Nonprofit Blue Cross and Blue Shield health plans over the past decade amassed billions of surplus dollars at the same time they were boosting premiums for consumers by as much as 20 percent a year, a new report says.

Consumers Union, which prepared the report, recommends that state insurance commissioners scrutinize the surpluses, or “retained profits,” that Blue Cross plans have collected and “crack down on skyrocketing rate increases,” Sondra Roberto, staff attorney for the group, says in a statement.

Insurers hold surplus, or the excess of assets over liabilities, to protect the company and its members from financial looses.

The report, “How Much is Too Much: Have Nonprofit Blue Cross Blue Shield Plans Amassed Excessive Amounts of Surplus?,” found seven of 10 nonprofit Blue Cross Blue Shield plans it looked at held over three times the amount of surplus that regulators consider to be the minimum amount needed for solvency protection.

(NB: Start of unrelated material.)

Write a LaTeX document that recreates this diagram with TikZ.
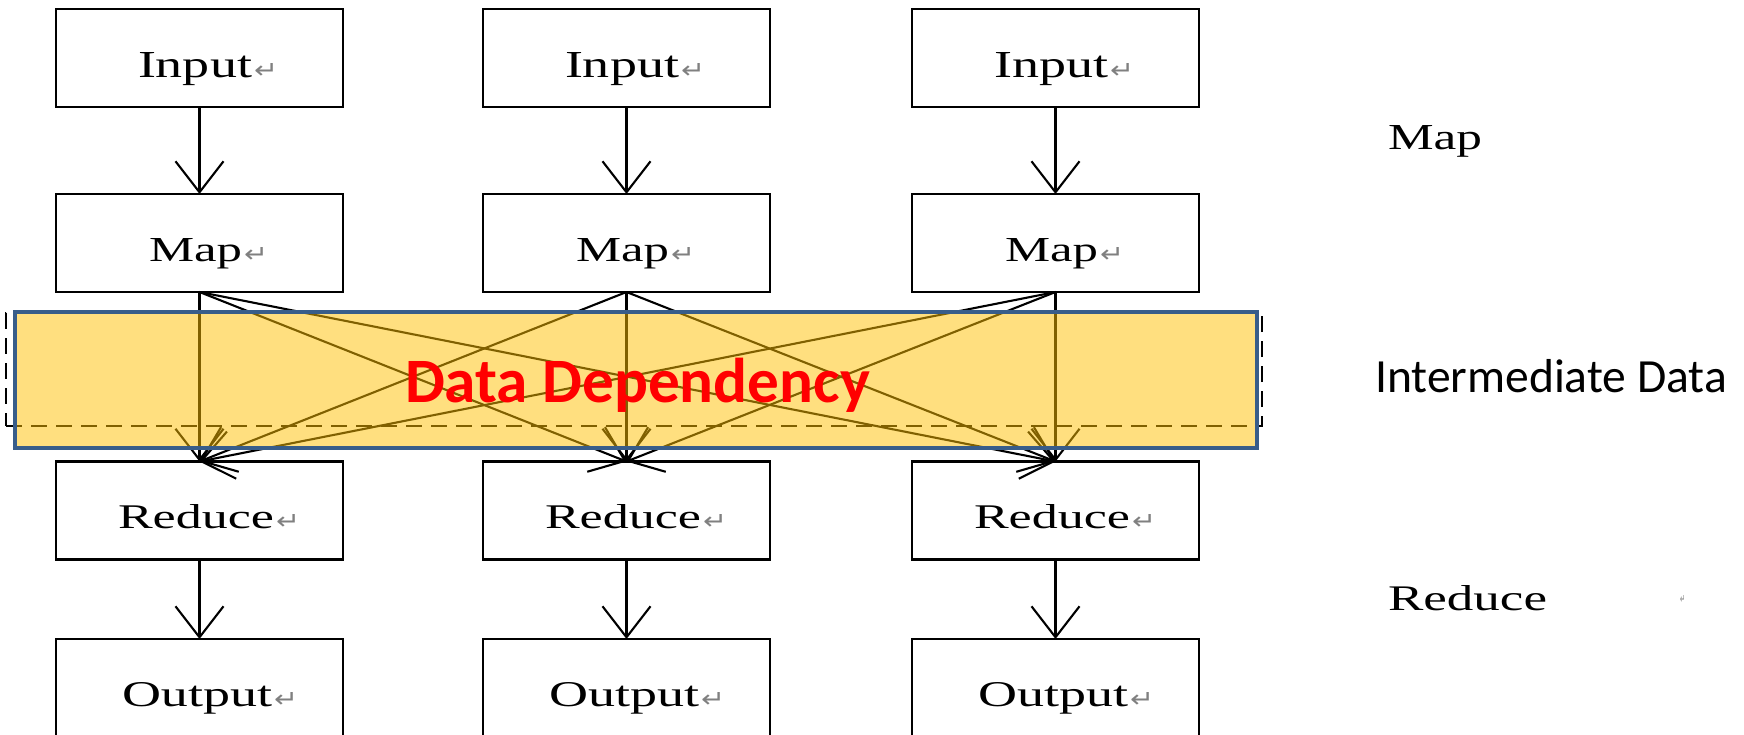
\documentclass[tikz,border=0pt]{standalone}
\usepackage{fontspec}
\setmainfont{Liberation Serif}
\newfontfamily\calibri{Carlito}
\newfontfamily\dejavu{DejaVu Sans}
\usetikzlibrary{arrows.meta}
\definecolor{boxblue}{HTML}{385D8A}
\definecolor{gold}{HTML}{FFC000}
\definecolor{ddred}{HTML}{FF0000}
\newcommand{\wlab}[3]{\resizebox{#1}{#2}{#3}}
\newcommand{\retmark}{{\color{gray}\raisebox{-0.5pt}{\resizebox{12pt}{7.5pt}{\dejavu ↵}}}}
\begin{document}
\begin{tikzpicture}[x=0.5pt,y=-0.5pt,
  box/.style={draw, line width=1.1pt, minimum width=143.5pt, minimum height=49pt, inner sep=0pt, outer sep=0pt},
  arr/.style={line width=1.05pt, -{Straight Barb[length=15.5pt,width=24pt]}},
  lbl/.style={anchor=base west, inner sep=0pt, outer sep=0pt},
  dashbox/.style={draw, line width=1pt, dash pattern=on 8pt off 4.5pt, minimum width=628pt, minimum height=56.5pt, inner sep=0pt, outer sep=0pt},
  ddbox/.style={draw=boxblue, line width=2pt, fill=gold, fill opacity=0.5, draw opacity=1, minimum width=621pt, minimum height=68pt, inner sep=0pt, outer sep=0pt},
]
\useasboundingbox (0,0) rectangle (1744,734);
\foreach \c/\x in {1/0,2/427,3/856}{
  \node[box] (in\c) at (199.5+\x,58) {};
  \node[box] (map\c) at (199.5+\x,243) {};
  \node[box] (red\c) at (199.5+\x,510.5) {};
  \node[box] (out\c) at (199.5+\x,688) {};
  \node[lbl] (tin\c) at (138+\x,77) {\wlab{57pt}{12.5pt}{Input}\hspace{1pt}\retmark};
  \node[lbl] (tmap\c) at (149+\x,261) {\wlab{46.5pt}{11.5pt}{Map}\hspace{1pt}\retmark};
  \node[lbl] (tred\c) at (118+\x,528) {\wlab{78pt}{12pt}{Reduce}\hspace{1pt}\retmark};
  \node[lbl] (tout\c) at (122+\x,706) {\wlab{75pt}{12pt}{Output}\hspace{1pt}\retmark};
}
\foreach \c in {1,2,3}{
  \draw[arr] (in\c) -- (map\c);
  \draw[arr] (red\c) -- (out\c);
}
\foreach \a in {1,2,3}{
  \foreach \b in {1,2,3}{
    \draw[arr] (map\a.south) -- (red\b.north);
  }
}
\node[dashbox] (dash) at (634,369.5) {};
\node[ddbox] (dd) at (636,380) {};
\node[lbl, text=ddred] (ddtext) at (405,402) {\resizebox{232.5pt}{!}{\calibri\bfseries Data Dependency}};
\node[lbl] (rmap) at (1388,149) {\wlab{47pt}{12pt}{Map}};
\node[lbl] (rinter) at (1375,392) {\resizebox{176pt}{!}{\calibri Intermediate Data}};
\node[lbl] (rred) at (1388,610) {\wlab{79.5pt}{12.5pt}{Reduce}};
\node[lbl] (rmark) at (1680,603) {{\color{gray}\resizebox{2.5pt}{4pt}{\dejavu ↵}}};
\end{tikzpicture}
\end{document}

Insurers build those surpluses mainly with premium dollars from consumers, and they typically include a targeted contribution to surplus in rate increases, Consumers Union says.

While surplus can be used to moderate premium increases, it says, some financially-strong Blue Cross Blue Shield plans with big surpluses have continued to seek double-digit rate increases.

“Maintaining a healthy surplus is absolutely critical, but some of these insurers have large surpluses that go well beyond the minimums that states require,” Roberto says. “Insurance premiums shouldn’t keep going up year after year when insurers are hoarding such huge surpluses.”

Consumers Union recommends that state insurance commissioners examine the surpluses, develop appropriate ranges for minimum and maximum surpluses, and reject or reduce rate increases.